The hacker as artist. The artist as hacker.

Onstage, in amongst the continually projected visuals, the garbled image of Donald Trump is seen for a fleeting moment alongside the lyric ‘red stain on the concrete’ (from the tune ‘Horn of the Clock-Bike’). Someone beside me notices and laughs. There’s dark truths permeating on subliminal and conscious levels throughout tonight’s performance and it’s impossible for any member of tonight’s audience to leave unchanged.

Drawing on a widening spectrum of inspiration, Williams riffs on a lyric he took directly from Christopher Columbus’ journal after stumbling upon it - the fanatical Christian explorer responsible for spearheading the transatlantic slave trade - as well as speaking out about the resilience of the people of Haiti in particular (Haitian field recordings were a major influence for the new album) and freeing the prisoners of modern-day slavery, whether that be war, politics, social apathy or the conformity of gender.

I’m gripped with a feeling of restlessness as I leave. If music is the drug, then play on. Watching Saul Williams kneel at the front of stage post-performance to greet his fans and chat is a reassuring and beautiful thing – he is a man who majestically embodies the principles he is determined to rouse in the people his words and music resonate with.

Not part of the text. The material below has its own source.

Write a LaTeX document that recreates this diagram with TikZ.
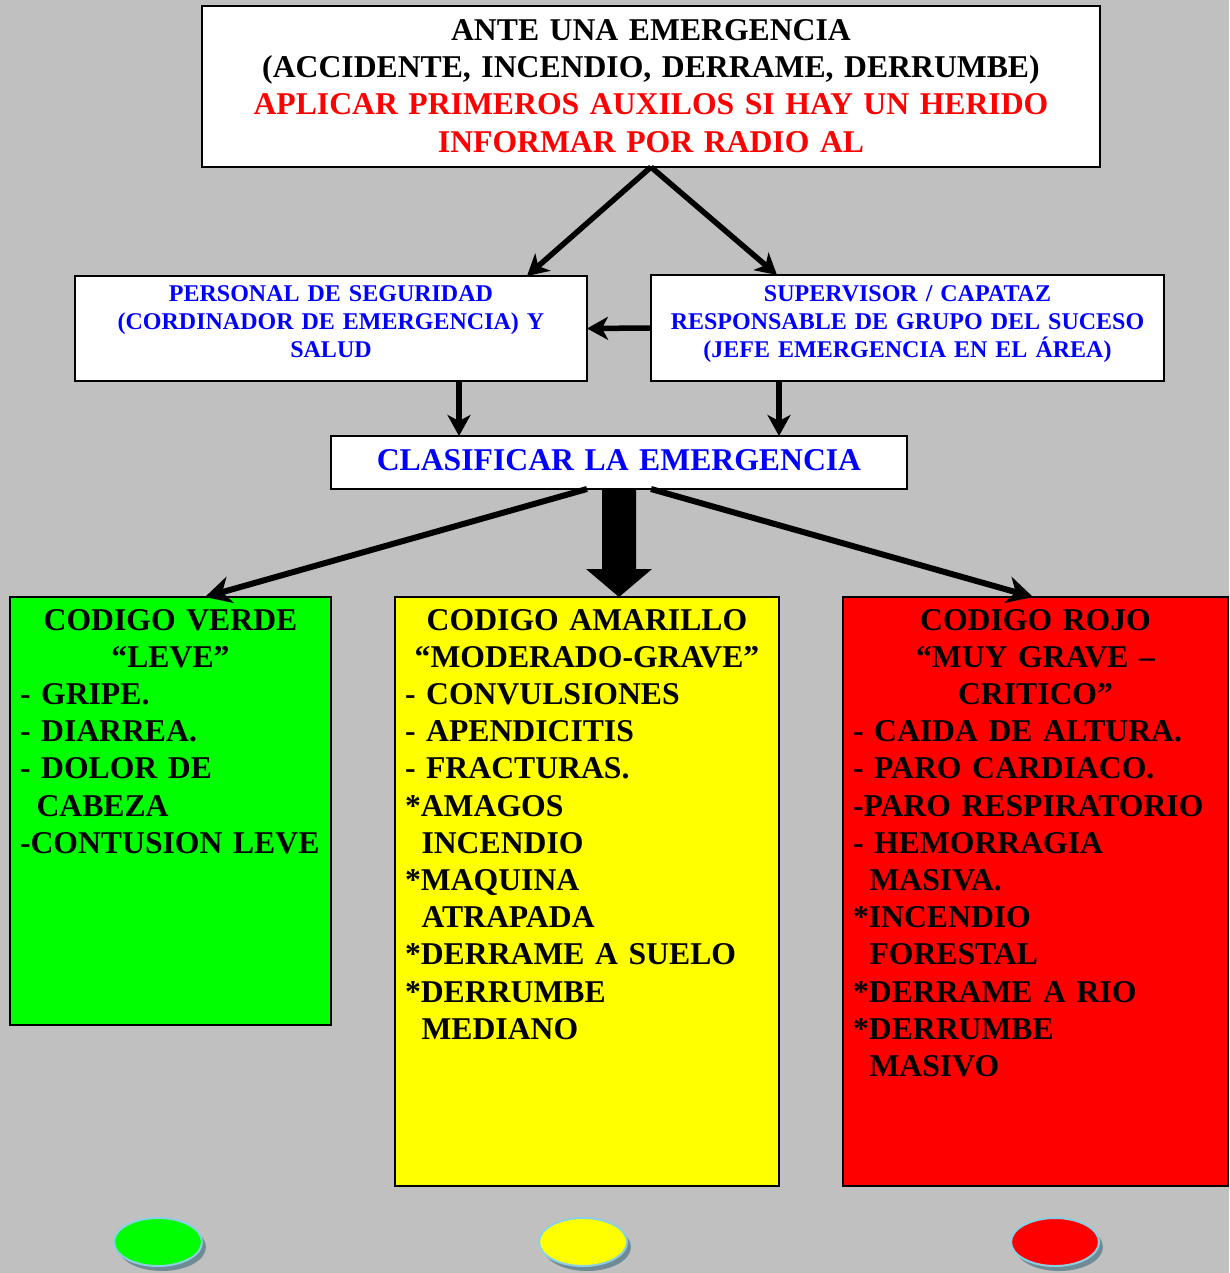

With the inner fire stirred inside us all, we are left to ponder the messages conveyed by the eponymous character of the new album; the fictional coltan miner-turned-hacker ‘MartyrLoserKing’: how do you break the cycle? The answers come from the shared experience; the pulse; the heartbeat; the technology we each hold in our hands. The music as key to unlocking these feelings and ideas should be a subversive revelation. The rest is up to us.